#### Task brief
Print word for word the first line of the listing below and every line after it, through the line with "-43.3, -43.5, -43.35];". Leave out the pictures and the rest.

#### Supplied data
******************************
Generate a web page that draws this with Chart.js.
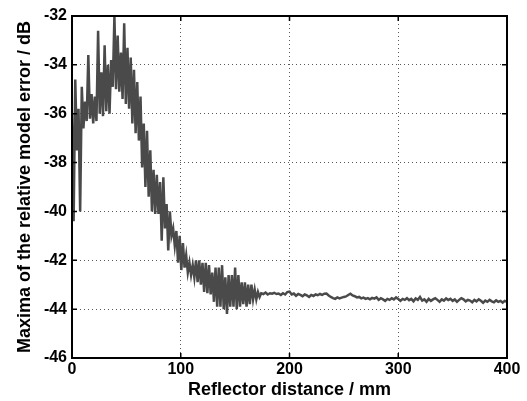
<!DOCTYPE html>
<html>
<head>
<meta charset="utf-8">
<script src="https://cdn.jsdelivr.net/npm/chart.js@4.4.1/dist/chart.umd.min.js"></script>
<style>
  html, body { margin: 0; padding: 0; background: #fff; }
  #chart { display: block; }
</style>
</head>
<body>
<canvas id="chart" width="527" height="401"></canvas>
<script>
// Distance (mm) and error maxima (dB)
const distNear = [0, 1.5, 3, 4.5, 6, 7.5, 9, 10.5, 12, 13.5, 15, 16.5, 18, 19.5, 21, 22.5, 24, 25.5, 27, 28.5,
  30, 31.5, 33, 34.5, 36, 37.5, 39, 40.5, 42, 43.5, 45, 46.5, 48, 49.5, 51, 52.5, 54, 55.5, 57, 58.5,
  60, 61.5, 63, 64.5, 66, 67.5, 69, 70.5, 72, 73.5, 75, 76.5, 78, 79.5, 81, 82.5, 84, 85.5, 87, 88.5,
  90, 91.5, 93, 94.5, 96, 97.5, 99, 100.5, 102, 103.5, 105, 106.5, 108, 109.5, 111, 112.5, 114, 115.5, 117, 118.5,
  120, 121.5, 123, 124.5, 126, 127.5, 129, 130.5, 132, 133.5, 135, 136.5, 138, 139.5, 141, 142.5, 144, 145.5, 147, 148.5,
  150, 151.5, 153, 154.5, 156, 157.5, 159, 160.5, 162, 163.5, 165, 166.5, 168, 169.5, 171, 172.5, 174];
const errNear = [-36.0, -40.4, -34.6, -37.5, -35.8, -40.0, -34.9, -36.6, -35.5, -36.3, -33.6, -36.2, -35.2, -36.4, -35.3, -36.3, -32.6, -36.0, -34.3, -36.1,
  -33.2, -35.9, -34.0, -36.0, -33.8, -34.9, -32.0, -35.0, -32.8, -35.1, -33.5, -35.4, -32.3, -35.6, -33.3, -35.8, -33.7, -36.4, -34.2, -36.8,
  -34.7, -37.1, -35.3, -38.2, -36.4, -39.0, -36.7, -39.4, -37.5, -40.0, -38.3, -40.1, -38.5, -40.1, -38.8, -41.2, -38.6, -40.7, -39.7, -41.6,
  -40.0, -41.0, -40.7, -41.4, -40.8, -42.1, -41.0, -42.4, -41.3, -42.3, -41.8, -42.5, -42.1, -42.6, -42.2, -42.7, -42.0, -42.9, -42.0, -43.0,
  -42.1, -43.3, -42.1, -43.35, -42.2, -43.4, -42.5, -43.7, -42.3, -43.9, -42.3, -43.9, -42.2, -44.0, -42.7, -44.2, -42.6, -43.9, -42.6, -43.9,
  -42.3, -44.0, -42.6, -43.9, -42.9, -43.8, -42.9, -43.9, -43.0, -43.8, -43.0, -43.6, -43.2, -43.6, -43.3, -43.5, -43.35];

const distFar = [176, 178, 180, 182, 184, 186, 188, 190, 192, 194, 196, 198, 200, 202, 204, 206, 208, 210, 212, 214,
  216, 218, 220, 222, 224, 226, 228, 230, 232, 234, 236, 238, 240, 242, 244, 246, 248, 250, 252, 254,
  256, 258, 260, 262, 264, 266, 268, 270, 272, 274, 276, 278, 280, 282, 284, 286, 288, 290, 292, 294,
  296, 298, 300, 302, 304, 306, 308, 310, 312, 314, 316, 318, 320, 322, 324, 326, 328, 330, 332, 334,
  336, 338, 340, 342, 344, 346, 348, 350, 352, 354, 356, 358, 360, 362, 364, 366, 368, 370, 372, 374,
  376, 378, 380, 382, 384, 386, 388, 390, 392, 394, 396, 398, 400];
const errFar = [-43.38, -43.32, -43.40, -43.35, -43.37, -43.33, -43.38, -43.36, -43.42, -43.35, -43.40, -43.30, -43.28, -43.40, -43.36, -43.45, -43.38, -43.42, -43.47, -43.40,
  -43.44, -43.50, -43.42, -43.46, -43.40, -43.43, -43.38, -43.42, -43.37, -43.36, -43.44, -43.50, -43.55, -43.58, -43.52, -43.56, -43.53, -43.50, -43.48, -43.42,
  -43.37, -43.44, -43.47, -43.52, -43.50, -43.56, -43.53, -43.58, -43.55, -43.60, -43.54, -43.57, -43.52, -43.62, -43.55, -43.60, -43.66, -43.58, -43.62, -43.55,
  -43.60, -43.52, -43.58, -43.66, -43.58, -43.62, -43.55, -43.63, -43.58, -43.68, -43.56, -43.62, -43.50, -43.65, -43.60, -43.70, -43.58, -43.66, -43.60, -43.55,
  -43.62, -43.70, -43.60, -43.65, -43.56, -43.63, -43.58, -43.66, -43.60, -43.70, -43.62, -43.55, -43.60, -43.68, -43.62, -43.65, -43.72, -43.62, -43.68, -43.60,
  -43.66, -43.74, -43.65, -43.70, -43.62, -43.68, -43.72, -43.64, -43.70, -43.66, -43.73, -43.66, -43.70];

const xTicks = [0, 100, 200, 300, 400];
const yTicks = [-46, -44, -42, -40, -38, -36, -34, -32];

const points = distNear.concat(distFar).map((d, i) => ({ x: d, y: errNear.concat(errFar)[i] }));

// black frame + inward tick marks, matlab style
const frame = {
  id: 'frame',
  afterDraw(chart) {
    const { ctx, chartArea: a, scales } = chart;
    ctx.save();
    ctx.strokeStyle = '#000';
    ctx.lineWidth = 2;
    ctx.strokeRect(a.left, a.top, a.right - a.left, a.bottom - a.top);
    ctx.lineWidth = 1.5;
    ctx.beginPath();
    xTicks.forEach(v => {
      const px = scales.x.getPixelForValue(v);
      ctx.moveTo(px, a.bottom); ctx.lineTo(px, a.bottom - 5);
      ctx.moveTo(px, a.top); ctx.lineTo(px, a.top + 5);
    });
    yTicks.forEach(v => {
      const py = scales.y.getPixelForValue(v);
      ctx.moveTo(a.left, py); ctx.lineTo(a.left + 5, py);
      ctx.moveTo(a.right, py); ctx.lineTo(a.right - 5, py);
    });
    ctx.stroke();
    ctx.restore();
  }
};

const tickFont = { family: "'Liberation Sans', Arial, sans-serif", size: 16, weight: 'bold' };
const titleFont = { family: "'Liberation Sans', Arial, sans-serif", size: 18, weight: 'bold' };
const gridStyle = { color: 'rgba(0,0,0,0.65)', lineWidth: 1, drawTicks: false };

new Chart(document.getElementById('chart'), {
  type: 'line',
  data: {
    datasets: [{
      data: points,
      borderColor: '#4a4a4a',
      borderWidth: 2.5,
      pointRadius: 0,
      tension: 0,
      fill: false
    }]
  },
  options: {
    responsive: false,
    animation: false,
    layout: { padding: { top: 16, right: 20, left: 14, bottom: 0 } },
    plugins: { legend: { display: false }, tooltip: { enabled: false } },
    scales: {
      x: {
        type: 'linear', min: 0, max: 400,
        afterBuildTicks: s => { s.ticks = xTicks.map(v => ({ value: v })); },
        afterFit: s => { s.height = 43; },
        ticks: { color: '#000', font: tickFont, padding: 2, maxRotation: 0 },
        grid: gridStyle,
        border: { display: false, dash: [1, 3] },
        title: { display: true, text: 'Reflector distance / mm', color: '#000', font: titleFont, padding: { top: 0, bottom: 0 } }
      },
      y: {
        type: 'linear', min: -46, max: -32,
        afterBuildTicks: s => { s.ticks = yTicks.map(v => ({ value: v })); },
        afterFit: s => { s.width = 58; },
        ticks: { color: '#000', font: tickFont, padding: 5 },
        grid: gridStyle,
        border: { display: false, dash: [1, 3] },
        title: { display: true, text: 'Maxima of the relative model error / dB', color: '#000', font: titleFont, padding: { top: 0, bottom: 2 } }
      }
    }
  },
  plugins: [frame]
});
</script>
</body>
</html>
******************************
#### Answer
Generate a web page that draws this with Chart.js.
<!DOCTYPE html>
<html>
<head>
<meta charset="utf-8">
<script src="https://cdn.jsdelivr.net/npm/chart.js@4.4.1/dist/chart.umd.min.js"></script>
<style>
  html, body { margin: 0; padding: 0; background: #fff; }
  #chart { display: block; }
</style>
</head>
<body>
<canvas id="chart" width="527" height="401"></canvas>
<script>
// Distance (mm) and error maxima (dB)
const distNear = [0, 1.5, 3, 4.5, 6, 7.5, 9, 10.5, 12, 13.5, 15, 16.5, 18, 19.5, 21, 22.5, 24, 25.5, 27, 28.5,
  30, 31.5, 33, 34.5, 36, 37.5, 39, 40.5, 42, 43.5, 45, 46.5, 48, 49.5, 51, 52.5, 54, 55.5, 57, 58.5,
  60, 61.5, 63, 64.5, 66, 67.5, 69, 70.5, 72, 73.5, 75, 76.5, 78, 79.5, 81, 82.5, 84, 85.5, 87, 88.5,
  90, 91.5, 93, 94.5, 96, 97.5, 99, 100.5, 102, 103.5, 105, 106.5, 108, 109.5, 111, 112.5, 114, 115.5, 117, 118.5,
  120, 121.5, 123, 124.5, 126, 127.5, 129, 130.5, 132, 133.5, 135, 136.5, 138, 139.5, 141, 142.5, 144, 145.5, 147, 148.5,
  150, 151.5, 153, 154.5, 156, 157.5, 159, 160.5, 162, 163.5, 165, 166.5, 168, 169.5, 171, 172.5, 174];
const errNear = [-36.0, -40.4, -34.6, -37.5, -35.8, -40.0, -34.9, -36.6, -35.5, -36.3, -33.6, -36.2, -35.2, -36.4, -35.3, -36.3, -32.6, -36.0, -34.3, -36.1,
  -33.2, -35.9, -34.0, -36.0, -33.8, -34.9, -32.0, -35.0, -32.8, -35.1, -33.5, -35.4, -32.3, -35.6, -33.3, -35.8, -33.7, -36.4, -34.2, -36.8,
  -34.7, -37.1, -35.3, -38.2, -36.4, -39.0, -36.7, -39.4, -37.5, -40.0, -38.3, -40.1, -38.5, -40.1, -38.8, -41.2, -38.6, -40.7, -39.7, -41.6,
  -40.0, -41.0, -40.7, -41.4, -40.8, -42.1, -41.0, -42.4, -41.3, -42.3, -41.8, -42.5, -42.1, -42.6, -42.2, -42.7, -42.0, -42.9, -42.0, -43.0,
  -42.1, -43.3, -42.1, -43.35, -42.2, -43.4, -42.5, -43.7, -42.3, -43.9, -42.3, -43.9, -42.2, -44.0, -42.7, -44.2, -42.6, -43.9, -42.6, -43.9,
  -42.3, -44.0, -42.6, -43.9, -42.9, -43.8, -42.9, -43.9, -43.0, -43.8, -43.0, -43.6, -43.2, -43.6, -43.3, -43.5, -43.35];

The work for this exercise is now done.